If larries think Louis is closeted why are they surprised/offended he “acts straight” (my bros in cheezits it’s been nearly a year since he was pictured with a lady - what are you talking about), or bitch slaps “fans” who bring up gay relationship lore? And they make it about their feelings on the matter?? Does he not have his own feelings, like maybe he doesn’t want the entire world talking about how he’s gay (neon letters- gay w/ Harry Styles - who to anyone with a brain seems not straight)?!
All the times when there is actually a simple, straightforward explanation that, u kno what, would actually align with their narrative to some degree if they weren’t so obtuse, they take the L and become crybabies. Also, maybe they should just stop being cunts to him. I kno, what a concept.

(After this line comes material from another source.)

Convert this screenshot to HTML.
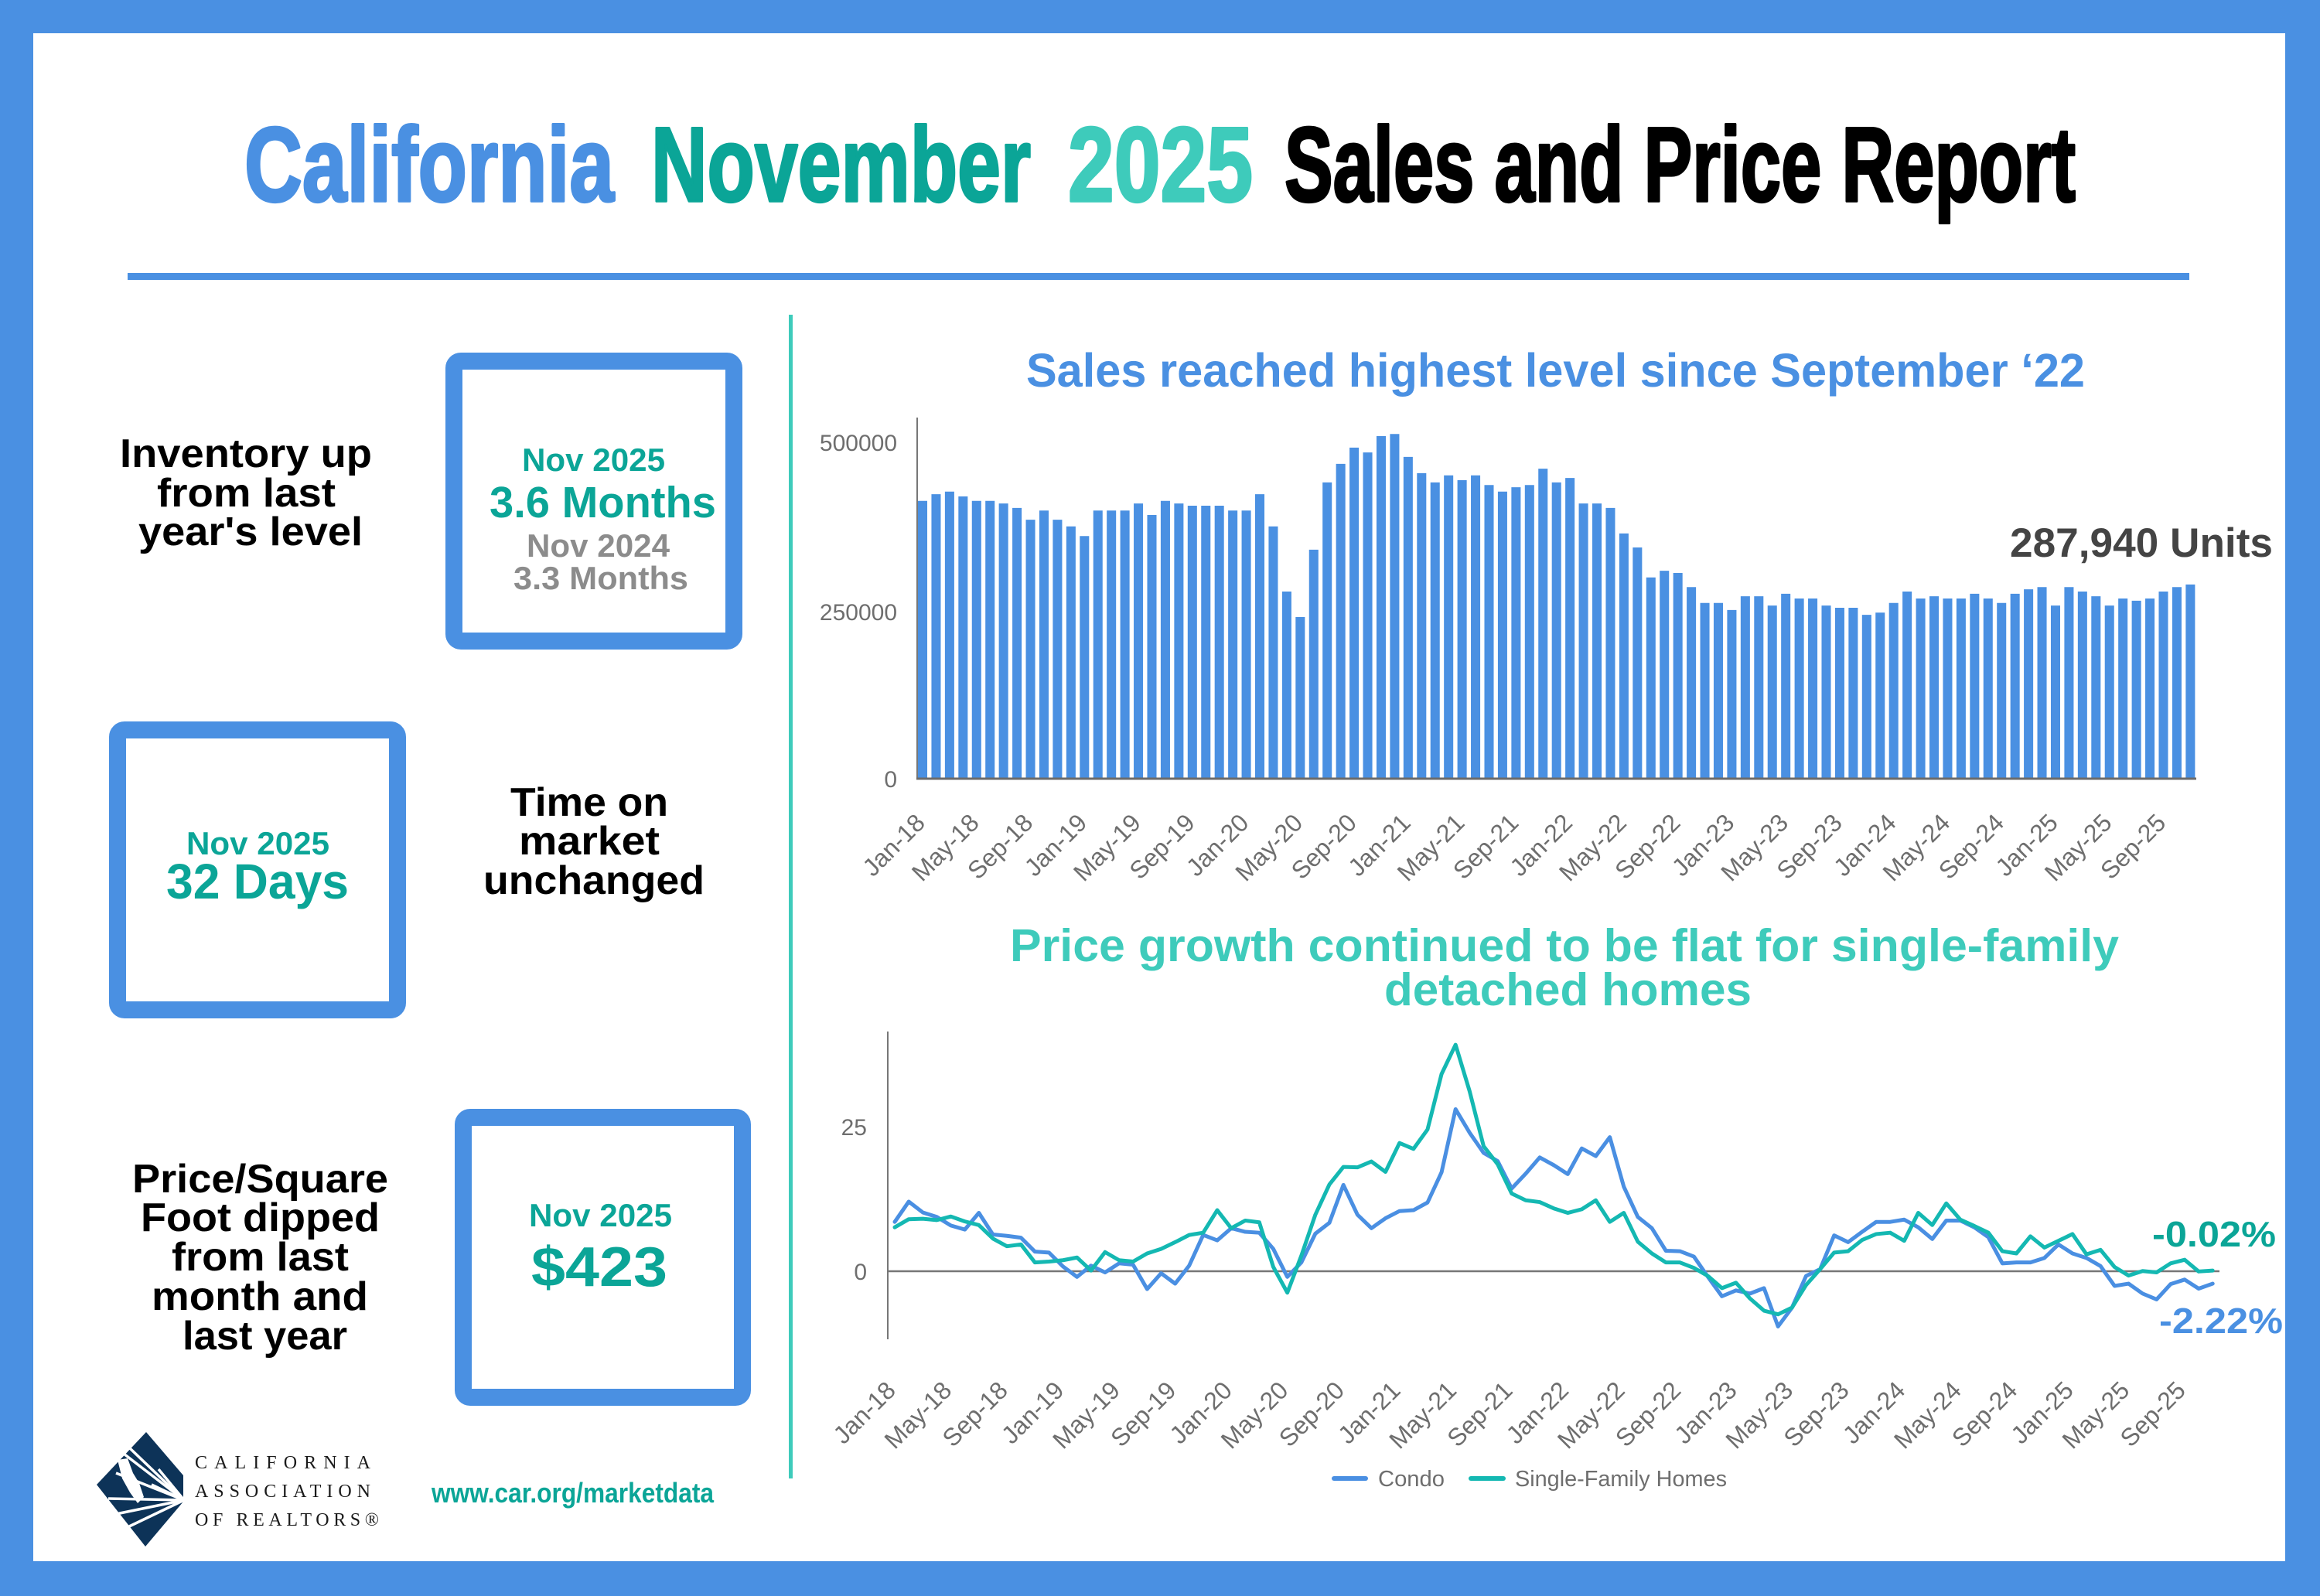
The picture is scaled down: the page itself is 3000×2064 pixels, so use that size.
<!DOCTYPE html>
<html><head><meta charset="utf-8"><style>
html,body{margin:0;padding:0;background:#4a90e2;}
svg{display:block;}
text{font-family:"Liberation Sans",sans-serif;}
</style></head><body>
<svg width="3000" height="2064" viewBox="0 0 3000 2064" xmlns="http://www.w3.org/2000/svg">
<rect x="0" y="0" width="3000" height="2064" fill="#4a90e2"/>
<rect x="43" y="43" width="2912" height="1976" fill="#ffffff"/>

<!-- Title -->
<g font-weight="bold" font-size="137" stroke-width="3.5" stroke-linejoin="round">
<text x="316" y="260" textLength="478" lengthAdjust="spacingAndGlyphs" fill="#4a90e2" stroke="#4a90e2">California</text>
<text x="842" y="260" textLength="491" lengthAdjust="spacingAndGlyphs" fill="#0ba597" stroke="#0ba597">November</text>
<text x="1381" y="260" textLength="239" lengthAdjust="spacingAndGlyphs" fill="#3ecbbb" stroke="#3ecbbb">2025</text>
<text x="1661" y="260" textLength="1023" lengthAdjust="spacingAndGlyphs" fill="#000" stroke="#000">Sales and Price Report</text>
</g>
<rect x="165" y="353" width="2666" height="9" fill="#4a90e2"/>
<rect x="1020" y="407" width="5" height="1505" fill="#3ecbbb"/>

<!-- Left panel -->
<g font-weight="bold" font-size="52" fill="#000">
<text x="155" y="604" textLength="326" lengthAdjust="spacingAndGlyphs">Inventory up</text>
<text x="203" y="655" textLength="231" lengthAdjust="spacingAndGlyphs">from last</text>
<text x="179" y="705" textLength="290" lengthAdjust="spacingAndGlyphs">year's level</text>
<text x="660" y="1055" textLength="204" lengthAdjust="spacingAndGlyphs">Time on</text>
<text x="671" y="1105" textLength="182" lengthAdjust="spacingAndGlyphs">market</text>
<text x="625" y="1156" textLength="286" lengthAdjust="spacingAndGlyphs">unchanged</text>
<text x="171" y="1542" textLength="331" lengthAdjust="spacingAndGlyphs">Price/Square</text>
<text x="182" y="1592" textLength="309" lengthAdjust="spacingAndGlyphs">Foot dipped</text>
<text x="222" y="1643" textLength="229" lengthAdjust="spacingAndGlyphs">from last</text>
<text x="196" y="1694" textLength="280" lengthAdjust="spacingAndGlyphs">month and</text>
<text x="236" y="1745" textLength="213" lengthAdjust="spacingAndGlyphs">last year</text>
</g>

<g fill="none" stroke="#4a90e2" stroke-width="22">
<rect x="587" y="467" width="362" height="362" rx="9"/>
<rect x="152" y="944" width="362" height="362" rx="9"/>
<rect x="599" y="1445" width="361" height="362" rx="9"/>
</g>

<g font-weight="bold">
<text x="675" y="609" font-size="42" textLength="185" lengthAdjust="spacingAndGlyphs" fill="#0ba597">Nov 2025</text>
<text x="633" y="669" font-size="57" textLength="293" lengthAdjust="spacingAndGlyphs" fill="#0ba597">3.6 Months</text>
<text x="681" y="720" font-size="42" textLength="185" lengthAdjust="spacingAndGlyphs" fill="#8c8c8c">Nov 2024</text>
<text x="664" y="762" font-size="42" textLength="226" lengthAdjust="spacingAndGlyphs" fill="#8c8c8c">3.3 Months</text>
<text x="241" y="1105" font-size="42" textLength="185" lengthAdjust="spacingAndGlyphs" fill="#0ba597">Nov 2025</text>
<text x="215" y="1162" font-size="64" textLength="236" lengthAdjust="spacingAndGlyphs" fill="#0ba597">32 Days</text>
<text x="684" y="1586" font-size="42" textLength="185" lengthAdjust="spacingAndGlyphs" fill="#0ba597">Nov 2025</text>
<text x="687" y="1663" font-size="72" textLength="176" lengthAdjust="spacingAndGlyphs" fill="#0ba597">$423</text>
<text x="558" y="1943" font-size="36" textLength="365" lengthAdjust="spacingAndGlyphs" fill="#0ba597">www.car.org/marketdata</text>
</g>

<!-- Logo -->
<polygon points="189,1852 237,1908 237,1942 188,2000 125,1920" fill="#0d3358"/>
<g stroke="#ffffff" stroke-width="3.5" fill="none">
<line x1="238" y1="1940" x2="160" y2="1880"/>
<line x1="238" y1="1940" x2="168" y2="1873"/>
<line x1="238" y1="1940" x2="150" y2="1905"/>
<line x1="238" y1="1940" x2="140" y2="1938"/>
<line x1="238" y1="1940" x2="150" y2="1958"/>
<line x1="238" y1="1940" x2="165" y2="1975"/>
<line x1="238" y1="1940" x2="196" y2="1920"/>
<line x1="238" y1="1940" x2="205" y2="1900"/>
</g>
<path d="M152,1888 L165,1886 L172,1905 L180,1918 L186,1936 L178,1944 L168,1930 L158,1912 Z" fill="#ffffff"/>
<g font-size="24" fill="#1a1a1a">
<text x="252" y="1899" textLength="227" lengthAdjust="spacing" style="font-family:'Liberation Serif',serif">CALIFORNIA</text>
<text x="252" y="1936" textLength="227" lengthAdjust="spacing" style="font-family:'Liberation Serif',serif">ASSOCIATION</text>
<text x="252" y="1973" textLength="238" lengthAdjust="spacing" style="font-family:'Liberation Serif',serif">OF REALTORS®</text>
</g>

<!-- Bar chart -->
<text x="1327" y="500" font-size="61" font-weight="bold" fill="#4a90e2" textLength="1369" lengthAdjust="spacingAndGlyphs">Sales reached highest level since September ‘22</text>
<g font-size="30" fill="#6e6e6e" text-anchor="end">
<text x="1160" y="583">500000</text>
<text x="1160" y="802">250000</text>
<text x="1160" y="1018">0</text>
</g>
<g transform="translate(1187,400) scale(17.44,0.47831)">
<path fill="none" stroke="#4a90e2" stroke-width="0.69" d="M0.345,1268V518M1.345,1268V500M2.345,1268V493M3.345,1268V506M4.345,1268V518M5.345,1268V518M6.345,1268V525M7.345,1268V537M8.345,1268V569M9.345,1268V544M10.345,1268V569M11.345,1268V587M12.345,1268V613M13.345,1268V544M14.345,1268V544M15.345,1268V544M16.345,1268V525M17.345,1268V556M18.345,1268V518M19.345,1268V525M20.345,1268V531M21.345,1268V531M22.345,1268V531M23.345,1268V544M24.345,1268V544M25.345,1268V500M26.345,1268V587M27.345,1268V763M28.345,1268V832M29.345,1268V650M30.345,1268V468M31.345,1268V418M32.345,1268V374M33.345,1268V387M34.345,1268V343M35.345,1268V337M36.345,1268V399M37.345,1268V443M38.345,1268V468M39.345,1268V449M40.345,1268V462M41.345,1268V449M42.345,1268V475M43.345,1268V493M44.345,1268V481M45.345,1268V475M46.345,1268V431M47.345,1268V468M48.345,1268V456M49.345,1268V525M50.345,1268V525M51.345,1268V537M52.345,1268V606M53.345,1268V644M54.345,1268V725M55.345,1268V707M56.345,1268V713M57.345,1268V751M58.345,1268V794M59.345,1268V794M60.345,1268V813M61.345,1268V776M62.345,1268V776M63.345,1268V801M64.345,1268V769M65.345,1268V782M66.345,1268V782M67.345,1268V801M68.345,1268V807M69.345,1268V807M70.345,1268V826M71.345,1268V820M72.345,1268V794M73.345,1268V763M74.345,1268V782M75.345,1268V776M76.345,1268V782M77.345,1268V782M78.345,1268V769M79.345,1268V782M80.345,1268V794M81.345,1268V769M82.345,1268V757M83.345,1268V751M84.345,1268V801M85.345,1268V751M86.345,1268V763M87.345,1268V776M88.345,1268V801M89.345,1268V782M90.345,1268V788M91.345,1268V782M92.345,1268V763M93.345,1268V751M94.345,1268V744"/>
</g>
<line x1="1186" y1="540" x2="1186" y2="1007" stroke="#777" stroke-width="2"/>
<line x1="1185" y1="1007" x2="2840" y2="1007" stroke="#6b6b6b" stroke-width="3"/>
<text x="2599" y="720" font-size="53" font-weight="bold" fill="#444" textLength="340" lengthAdjust="spacingAndGlyphs">287,940 Units</text>

<g font-size="32" fill="#6e6e6e" text-anchor="end">
<text transform="translate(1198,1066) rotate(-45)">Jan-18</text>
<text transform="translate(1267.8,1066) rotate(-45)">May-18</text>
<text transform="translate(1337.5,1066) rotate(-45)">Sep-18</text>
<text transform="translate(1407.3,1066) rotate(-45)">Jan-19</text>
<text transform="translate(1477,1066) rotate(-45)">May-19</text>
<text transform="translate(1546.8,1066) rotate(-45)">Sep-19</text>
<text transform="translate(1616.6,1066) rotate(-45)">Jan-20</text>
<text transform="translate(1686.3,1066) rotate(-45)">May-20</text>
<text transform="translate(1756.1,1066) rotate(-45)">Sep-20</text>
<text transform="translate(1825.8,1066) rotate(-45)">Jan-21</text>
<text transform="translate(1895.6,1066) rotate(-45)">May-21</text>
<text transform="translate(1965.4,1066) rotate(-45)">Sep-21</text>
<text transform="translate(2035.1,1066) rotate(-45)">Jan-22</text>
<text transform="translate(2104.9,1066) rotate(-45)">May-22</text>
<text transform="translate(2174.6,1066) rotate(-45)">Sep-22</text>
<text transform="translate(2244.4,1066) rotate(-45)">Jan-23</text>
<text transform="translate(2314.2,1066) rotate(-45)">May-23</text>
<text transform="translate(2383.9,1066) rotate(-45)">Sep-23</text>
<text transform="translate(2453.7,1066) rotate(-45)">Jan-24</text>
<text transform="translate(2523.4,1066) rotate(-45)">May-24</text>
<text transform="translate(2593.2,1066) rotate(-45)">Sep-24</text>
<text transform="translate(2663,1066) rotate(-45)">Jan-25</text>
<text transform="translate(2732.7,1066) rotate(-45)">May-25</text>
<text transform="translate(2802.5,1066) rotate(-45)">Sep-25</text>
</g>

<!-- Line chart -->
<g font-size="59" font-weight="bold" fill="#3ecbbb">
<text x="1306" y="1243" textLength="1434" lengthAdjust="spacingAndGlyphs">Price growth continued to be flat for single-family</text>
<text x="1790" y="1300" textLength="475" lengthAdjust="spacingAndGlyphs">detached homes</text>
</g>
<g font-size="30" fill="#6e6e6e" text-anchor="end">
<text x="1121" y="1468">25</text>
<text x="1121" y="1655">0</text>
</g>
<line x1="1148" y1="1334" x2="1148" y2="1732" stroke="#777" stroke-width="2"/>
<line x1="1148" y1="1644" x2="2870" y2="1644" stroke="#777" stroke-width="2.5"/>

<g transform="translate(1157,1150) scale(18.13,0.58292)" fill="none" stroke-linejoin="round" stroke-linecap="round">
<polyline vector-effect="non-scaling-stroke" stroke="#4a8fe2" stroke-width="5" points="0,738 1,693 2,717 3,727 4,746 5,755 6,718 7,766 8,769 9,773 10,804 11,806 12,837 13,860 14,835 15,850 16,830 17,833 18,887 19,852 20,875 21,835 22,767 23,779 24,752 25,760 26,762 27,798 28,860 29,828 30,764 31,740 32,656 33,722 34,752 35,730 36,714 37,712 38,695 39,628 40,488 41,540 42,585 43,603 44,664 45,631 46,595 47,612 48,632 49,575 50,592 51,550 52,660 53,727 54,752 55,802 56,803 57,815 58,860 59,903 60,890 61,897 62,885 63,970 64,928 65,858 66,843 67,768 68,783 69,760 70,738 71,738 72,733 73,750 74,776 75,735 76,735 77,750 78,772 79,830 80,828 81,828 82,818 83,788 84,808 85,818 86,836 87,880 88,875 89,897 90,910 91,876 92,866 93,886 94,875"/>
<polyline vector-effect="non-scaling-stroke" stroke="#14b8b2" stroke-width="5" points="0,750 1,732 2,731 3,734 4,726 5,737 6,745 7,775 8,792 9,788 10,828 11,826 12,823 13,817 14,846 15,805 16,823 17,826 18,808 19,798 20,783 21,767 22,762 23,712 24,752 25,735 26,739 27,838 28,895 29,813 30,722 31,655 32,616 33,617 34,604 35,627 36,563 37,576 38,533 39,410 40,345 41,448 42,570 43,610 44,675 45,690 46,694 47,708 48,718 49,710 50,690 51,738 52,718 53,782 54,808 55,828 56,828 57,840 58,858 59,885 60,873 61,908 62,935 63,943 64,928 65,878 66,843 67,806 68,803 69,778 70,765 71,762 72,780 73,718 74,745 75,697 76,733 77,747 78,762 79,803 80,808 81,770 82,795 83,780 84,765 85,810 86,800 87,838 88,857 89,847 90,850 91,830 92,822 93,848 94,846"/>
</g>
<text x="2783" y="1612" font-size="46" font-weight="bold" fill="#0ba597" textLength="160" lengthAdjust="spacingAndGlyphs">-0.02%</text>
<text x="2792" y="1724" font-size="46" font-weight="bold" fill="#4a90e2" textLength="160" lengthAdjust="spacingAndGlyphs">-2.22%</text>

<g font-size="32" fill="#6e6e6e" text-anchor="end">
<text transform="translate(1160,1800) rotate(-45)">Jan-18</text>
<text transform="translate(1232.5,1800) rotate(-45)">May-18</text>
<text transform="translate(1305,1800) rotate(-45)">Sep-18</text>
<text transform="translate(1377.6,1800) rotate(-45)">Jan-19</text>
<text transform="translate(1450.1,1800) rotate(-45)">May-19</text>
<text transform="translate(1522.6,1800) rotate(-45)">Sep-19</text>
<text transform="translate(1595.1,1800) rotate(-45)">Jan-20</text>
<text transform="translate(1667.6,1800) rotate(-45)">May-20</text>
<text transform="translate(1740.2,1800) rotate(-45)">Sep-20</text>
<text transform="translate(1812.7,1800) rotate(-45)">Jan-21</text>
<text transform="translate(1885.2,1800) rotate(-45)">May-21</text>
<text transform="translate(1957.7,1800) rotate(-45)">Sep-21</text>
<text transform="translate(2030.2,1800) rotate(-45)">Jan-22</text>
<text transform="translate(2102.8,1800) rotate(-45)">May-22</text>
<text transform="translate(2175.3,1800) rotate(-45)">Sep-22</text>
<text transform="translate(2247.8,1800) rotate(-45)">Jan-23</text>
<text transform="translate(2320.3,1800) rotate(-45)">May-23</text>
<text transform="translate(2392.8,1800) rotate(-45)">Sep-23</text>
<text transform="translate(2465.4,1800) rotate(-45)">Jan-24</text>
<text transform="translate(2537.9,1800) rotate(-45)">May-24</text>
<text transform="translate(2610.4,1800) rotate(-45)">Sep-24</text>
<text transform="translate(2682.9,1800) rotate(-45)">Jan-25</text>
<text transform="translate(2755.4,1800) rotate(-45)">May-25</text>
<text transform="translate(2828,1800) rotate(-45)">Sep-25</text>
</g>

<!-- Legend -->
<line x1="1725" y1="1912" x2="1766" y2="1912" stroke="#4a8fe2" stroke-width="6" stroke-linecap="round"/>
<text x="1782" y="1922" font-size="29" fill="#6e6e6e" textLength="86" lengthAdjust="spacingAndGlyphs">Condo</text>
<line x1="1902" y1="1912" x2="1944" y2="1912" stroke="#14b8b2" stroke-width="6" stroke-linecap="round"/>
<text x="1959" y="1922" font-size="29" fill="#6e6e6e" textLength="274" lengthAdjust="spacingAndGlyphs">Single-Family Homes</text>
</svg>
</body></html>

It's the "maybe they should just stop being cunts to him" for me, but yeah, so much of this! Because here's the thing, he's a real-life person, and he's living his own real life, not a script, not a fic, not a built-up fantasy quilted by overly invested strangers. I feel for him, and I'm not here to say there was nothing there, clearly there was, but also? Maybe, just MAYBE there isn't anymore, and maybe, just MAYBE he's genuinely pissed to have to talk about it allllll the time as this cutesy GOTCHA by people who put in their bios that they believe in conspiracy theories around his sex life, desperate to break the fourth wall in a way that both outs him and dredges up a relationship that might not be something he wants to be dealing with at the moment. And rather than think, wow, oof, sorry, king, that's on me, instead, you have people all ass-hurt about it, acting like he's some kind of dick for (justifiably) losing it. You haven't been gaslit, you haven't been lied to, you haven't been baited, he owes you literally jack shit about something that maybe just MAYBE hits him on god knows what fronts (this is not YOU you, anon, lmao, you get it)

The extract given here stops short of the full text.